LONDON (ICIS)--When it comes to considering how the European acrylates market will look in 2018, a lot seems to ride on supply.

The demand picture is a bit clearer as it is expected to be flat to slightly up in line with GDP (gross domestic product) growth, particularly for acrylic acid (AA), and with the potential to be up by around 5-6% as a maximum for some of the acrylate esters.

A reasonably positive estimate for an established market.

AA is used as a raw material to make superabsorbent polymer (SAP) for the manufacture of disposable nappies, surgical pads and other personal care items.

Acrylate esters are used to make paints, coatings, textiles, adhesives, polishes and plastics; and they include methyl acrylate (MA), ethyl acrylate (EA), butyl acrylate (BA) and 2-ethylhexyl acrylate (2-eha).

So, what about supply?

There are a few factors that have been talking points. There is new capacity coming onstream, the termination of the StoHaas joint venture, logistical concerns, as well as lingering supply constraints that have been present in the market in the fourth quarter of 2017.

Nippon Shokubai is bringing a 100,000 tonne/year AA plant on line at Antwerp in 2018, along with an SAP plant of the same capacity. There is no acrylate esters capacity planned for the site.

Once production is running as planned, it could have an impact on imported volumes in that there could be less of a market for them, and players exporting to Europe might need to fight for that.

And with this new AA production in Belgium, it could create additional demand for key feedstock propylene in Europe, which has supply and cost implications upstream.

But, if there is more AA available it could be a somewhat long market in 2018. Margins could then be under pressure if raw materials are priced high and AA prices are low. However, there is also the possibility that any excess AA could be converted into esters.

With regards to the StoHaas joint venture (JV), some players wonder whether there might be a few lines cut at Marl. In early December, Evonik announced that their 50:50 JV with US chemical major Dow Chemical for production of AA was to be terminated.

The JV was set up in 1999 and consisted of two production sites: one in Germany and the other in the US. Now, each facility will go back to the original owner. The facility in Marl, Germany will be owned by Evonik, effective 31 December.

The plant in Deer Park, Texas will go back to Dow’s ownership and will belong to the newly formed DowDuPont.

In addition to AA, BA is likely to also be long. Supply in Europe remains healthy, and there are imports from Russia and Asia also lengthening availability.

Supply for the remainder of the esters is more on the balanced to snug side. And should any interruption to production result in tighter 2-eha supply than was seen in the fourth quarter of 2017, there is the potential that some players will opt to use BA instead of 2-eha, where applications allow.

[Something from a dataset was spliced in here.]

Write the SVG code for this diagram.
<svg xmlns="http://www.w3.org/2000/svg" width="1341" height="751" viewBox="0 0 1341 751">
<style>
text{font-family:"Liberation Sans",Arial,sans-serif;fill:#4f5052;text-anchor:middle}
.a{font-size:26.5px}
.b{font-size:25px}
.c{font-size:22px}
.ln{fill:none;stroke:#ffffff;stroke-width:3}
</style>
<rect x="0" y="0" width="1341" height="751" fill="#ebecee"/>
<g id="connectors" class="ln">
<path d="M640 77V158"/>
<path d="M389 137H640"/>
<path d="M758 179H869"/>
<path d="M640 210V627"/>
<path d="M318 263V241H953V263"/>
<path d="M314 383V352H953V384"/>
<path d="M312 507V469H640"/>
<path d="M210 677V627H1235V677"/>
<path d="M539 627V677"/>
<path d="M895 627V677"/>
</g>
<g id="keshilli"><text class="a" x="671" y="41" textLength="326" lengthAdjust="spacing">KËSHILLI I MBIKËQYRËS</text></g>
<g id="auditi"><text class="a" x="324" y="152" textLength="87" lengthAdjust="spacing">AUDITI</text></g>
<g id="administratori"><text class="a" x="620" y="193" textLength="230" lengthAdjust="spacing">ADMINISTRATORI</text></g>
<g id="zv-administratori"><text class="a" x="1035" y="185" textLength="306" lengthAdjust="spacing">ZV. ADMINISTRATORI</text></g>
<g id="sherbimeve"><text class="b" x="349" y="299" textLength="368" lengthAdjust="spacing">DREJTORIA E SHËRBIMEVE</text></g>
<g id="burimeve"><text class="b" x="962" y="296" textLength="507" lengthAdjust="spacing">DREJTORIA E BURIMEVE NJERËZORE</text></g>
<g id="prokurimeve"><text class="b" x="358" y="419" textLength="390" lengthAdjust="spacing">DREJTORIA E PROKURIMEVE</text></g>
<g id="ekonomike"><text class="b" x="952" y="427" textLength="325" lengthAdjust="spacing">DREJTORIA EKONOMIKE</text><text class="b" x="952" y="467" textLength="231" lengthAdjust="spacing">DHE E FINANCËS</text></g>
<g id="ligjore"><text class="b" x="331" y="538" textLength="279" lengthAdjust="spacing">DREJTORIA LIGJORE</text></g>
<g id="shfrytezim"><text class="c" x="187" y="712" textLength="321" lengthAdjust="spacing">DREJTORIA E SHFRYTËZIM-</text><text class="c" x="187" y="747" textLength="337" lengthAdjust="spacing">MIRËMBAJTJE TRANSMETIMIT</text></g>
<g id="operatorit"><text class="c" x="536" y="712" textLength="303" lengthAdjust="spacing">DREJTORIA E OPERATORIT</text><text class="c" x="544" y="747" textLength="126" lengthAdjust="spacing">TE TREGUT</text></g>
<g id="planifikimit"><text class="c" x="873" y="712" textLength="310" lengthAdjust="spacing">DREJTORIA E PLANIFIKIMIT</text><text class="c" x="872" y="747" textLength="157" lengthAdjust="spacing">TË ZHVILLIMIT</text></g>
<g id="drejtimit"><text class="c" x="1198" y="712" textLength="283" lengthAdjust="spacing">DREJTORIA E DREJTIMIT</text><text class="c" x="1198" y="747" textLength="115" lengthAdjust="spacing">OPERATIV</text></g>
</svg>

After a series of planned and unplanned outages in 2017, most plants are returning to maximum capacity. However, with no new investment in western European acrylic monomer in 15-20 years, an unplanned outage is not necessarily an unexpected one.

When there is disruption to production, it generally tightens the market quickly and the impact on pricing can be dramatic.

Availability of 2-eha, EA and MA is a bit limited after supply hiccups in 2017, which saw prices reach three-year highs in some cases, and these products are expected to be snug for at least the first part of the first quarter.

Plant closures in China, driven by the environmental clean-up campaign there, are something to watch but there are so many unknowns with regards to which plants, the capacities in question, and the timing.

One of the challenges for the industry, not only acrylates but the European chemicals industry in more general terms, might be transport.

A shortage of truck drivers has caused delays to deliveries in 2017 and this is expected to be an ongoing challenge in 2018; one which is resulting in an increase in costs in the supply chain.

AA and the esters will act as somewhat different markets in 2018 in terms of supply and demand. But availability overall is expected to be easier than in 2017.